• **Stated problem**
Reproduce the lines below exactly, from the one containing "Clone this diagram in TikZ." through the one containing "single arrow tip", both included. Leave out any pictures.

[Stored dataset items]
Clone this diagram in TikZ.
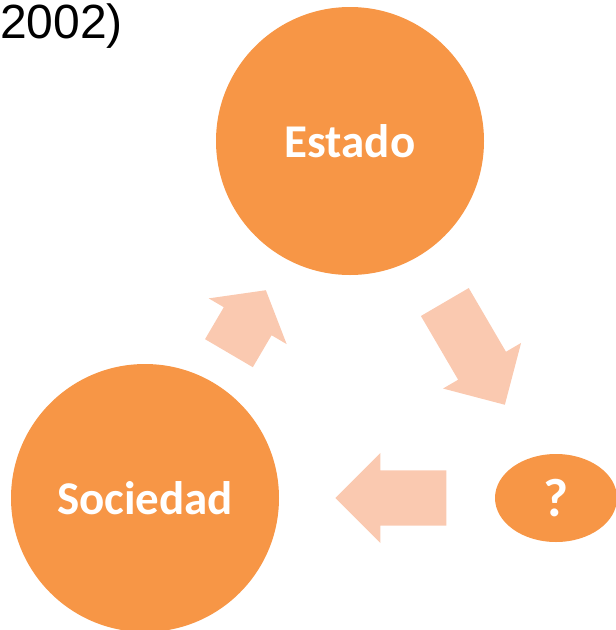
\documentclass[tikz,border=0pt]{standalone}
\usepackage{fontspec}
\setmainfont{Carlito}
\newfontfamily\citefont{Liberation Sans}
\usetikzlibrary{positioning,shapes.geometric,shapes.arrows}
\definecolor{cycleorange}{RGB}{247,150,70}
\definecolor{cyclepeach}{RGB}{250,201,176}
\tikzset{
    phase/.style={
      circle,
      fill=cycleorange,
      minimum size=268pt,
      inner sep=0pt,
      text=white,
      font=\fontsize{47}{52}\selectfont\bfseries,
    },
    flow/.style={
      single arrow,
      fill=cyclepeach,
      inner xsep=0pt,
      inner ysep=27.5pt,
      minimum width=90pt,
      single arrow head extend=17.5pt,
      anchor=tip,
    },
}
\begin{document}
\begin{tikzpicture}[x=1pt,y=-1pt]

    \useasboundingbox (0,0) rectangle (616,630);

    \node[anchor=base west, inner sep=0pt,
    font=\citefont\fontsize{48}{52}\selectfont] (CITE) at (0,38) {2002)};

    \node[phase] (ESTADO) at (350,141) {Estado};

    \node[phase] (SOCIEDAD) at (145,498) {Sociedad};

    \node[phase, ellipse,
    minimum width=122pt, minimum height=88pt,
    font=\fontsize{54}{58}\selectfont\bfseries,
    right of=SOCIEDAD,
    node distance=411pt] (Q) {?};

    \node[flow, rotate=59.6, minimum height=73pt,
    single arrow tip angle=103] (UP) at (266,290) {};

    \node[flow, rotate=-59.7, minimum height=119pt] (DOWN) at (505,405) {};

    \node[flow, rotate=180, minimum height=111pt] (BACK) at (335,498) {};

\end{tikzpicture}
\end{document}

==

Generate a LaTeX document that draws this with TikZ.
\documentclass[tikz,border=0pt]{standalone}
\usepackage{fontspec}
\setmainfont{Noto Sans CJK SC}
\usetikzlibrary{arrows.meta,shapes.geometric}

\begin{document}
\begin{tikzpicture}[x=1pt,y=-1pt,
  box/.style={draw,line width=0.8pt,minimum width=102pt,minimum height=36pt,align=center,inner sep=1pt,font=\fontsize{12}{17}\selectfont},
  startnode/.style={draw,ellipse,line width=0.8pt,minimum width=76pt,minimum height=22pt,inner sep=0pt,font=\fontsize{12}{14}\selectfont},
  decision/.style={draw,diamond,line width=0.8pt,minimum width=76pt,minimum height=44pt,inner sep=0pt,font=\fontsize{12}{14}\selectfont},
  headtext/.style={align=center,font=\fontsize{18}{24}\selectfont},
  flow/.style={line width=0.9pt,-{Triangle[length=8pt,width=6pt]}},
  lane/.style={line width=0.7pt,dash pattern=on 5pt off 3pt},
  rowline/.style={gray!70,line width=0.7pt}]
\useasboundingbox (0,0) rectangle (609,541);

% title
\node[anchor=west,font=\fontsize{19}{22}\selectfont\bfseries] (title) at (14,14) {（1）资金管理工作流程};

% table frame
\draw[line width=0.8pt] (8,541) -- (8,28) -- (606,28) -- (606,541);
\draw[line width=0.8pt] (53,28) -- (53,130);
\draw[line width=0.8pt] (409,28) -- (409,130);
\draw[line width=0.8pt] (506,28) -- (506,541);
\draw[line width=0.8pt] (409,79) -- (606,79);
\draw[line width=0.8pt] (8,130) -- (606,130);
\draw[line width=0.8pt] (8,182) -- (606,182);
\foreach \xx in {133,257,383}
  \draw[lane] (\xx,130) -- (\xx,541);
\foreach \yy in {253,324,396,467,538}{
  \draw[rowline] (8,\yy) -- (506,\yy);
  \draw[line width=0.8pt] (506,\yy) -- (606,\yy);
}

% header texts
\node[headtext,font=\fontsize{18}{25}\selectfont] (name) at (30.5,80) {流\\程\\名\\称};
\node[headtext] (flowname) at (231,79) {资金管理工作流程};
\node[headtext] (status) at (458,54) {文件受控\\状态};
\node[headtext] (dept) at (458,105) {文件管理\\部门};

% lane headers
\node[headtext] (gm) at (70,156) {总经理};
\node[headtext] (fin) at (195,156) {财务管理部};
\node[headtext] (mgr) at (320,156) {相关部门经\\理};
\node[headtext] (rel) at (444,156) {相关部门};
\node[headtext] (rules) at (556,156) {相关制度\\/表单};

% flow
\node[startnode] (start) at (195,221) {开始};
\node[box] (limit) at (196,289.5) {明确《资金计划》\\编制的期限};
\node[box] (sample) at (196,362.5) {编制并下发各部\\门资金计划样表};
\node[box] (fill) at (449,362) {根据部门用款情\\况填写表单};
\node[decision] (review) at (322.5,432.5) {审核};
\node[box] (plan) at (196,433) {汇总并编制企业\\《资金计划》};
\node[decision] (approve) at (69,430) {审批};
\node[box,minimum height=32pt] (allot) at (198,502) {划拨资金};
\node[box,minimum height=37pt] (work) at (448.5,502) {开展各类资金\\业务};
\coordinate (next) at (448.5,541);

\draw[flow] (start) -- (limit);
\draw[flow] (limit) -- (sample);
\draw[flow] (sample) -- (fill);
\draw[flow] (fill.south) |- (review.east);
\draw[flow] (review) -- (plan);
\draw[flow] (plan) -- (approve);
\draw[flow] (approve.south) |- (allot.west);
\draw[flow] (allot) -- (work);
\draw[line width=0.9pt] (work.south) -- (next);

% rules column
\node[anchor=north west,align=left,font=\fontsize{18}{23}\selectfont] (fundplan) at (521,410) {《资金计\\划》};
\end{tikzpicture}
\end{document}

• **Response**
Clone this diagram in TikZ.
\documentclass[tikz,border=0pt]{standalone}
\usepackage{fontspec}
\setmainfont{Carlito}
\newfontfamily\citefont{Liberation Sans}
\usetikzlibrary{positioning,shapes.geometric,shapes.arrows}
\definecolor{cycleorange}{RGB}{247,150,70}
\definecolor{cyclepeach}{RGB}{250,201,176}
\tikzset{
    phase/.style={
      circle,
      fill=cycleorange,
      minimum size=268pt,
      inner sep=0pt,
      text=white,
      font=\fontsize{47}{52}\selectfont\bfseries,
    },
    flow/.style={
      single arrow,
      fill=cyclepeach,
      inner xsep=0pt,
      inner ysep=27.5pt,
      minimum width=90pt,
      single arrow head extend=17.5pt,
      anchor=tip,
    },
}
\begin{document}
\begin{tikzpicture}[x=1pt,y=-1pt]

    \useasboundingbox (0,0) rectangle (616,630);

    \node[anchor=base west, inner sep=0pt,
    font=\citefont\fontsize{48}{52}\selectfont] (CITE) at (0,38) {2002)};

    \node[phase] (ESTADO) at (350,141) {Estado};

    \node[phase] (SOCIEDAD) at (145,498) {Sociedad};

    \node[phase, ellipse,
    minimum width=122pt, minimum height=88pt,
    font=\fontsize{54}{58}\selectfont\bfseries,
    right of=SOCIEDAD,
    node distance=411pt] (Q) {?};

    \node[flow, rotate=59.6, minimum height=73pt,
    single arrow tip angle=103] (UP) at (266,290) {};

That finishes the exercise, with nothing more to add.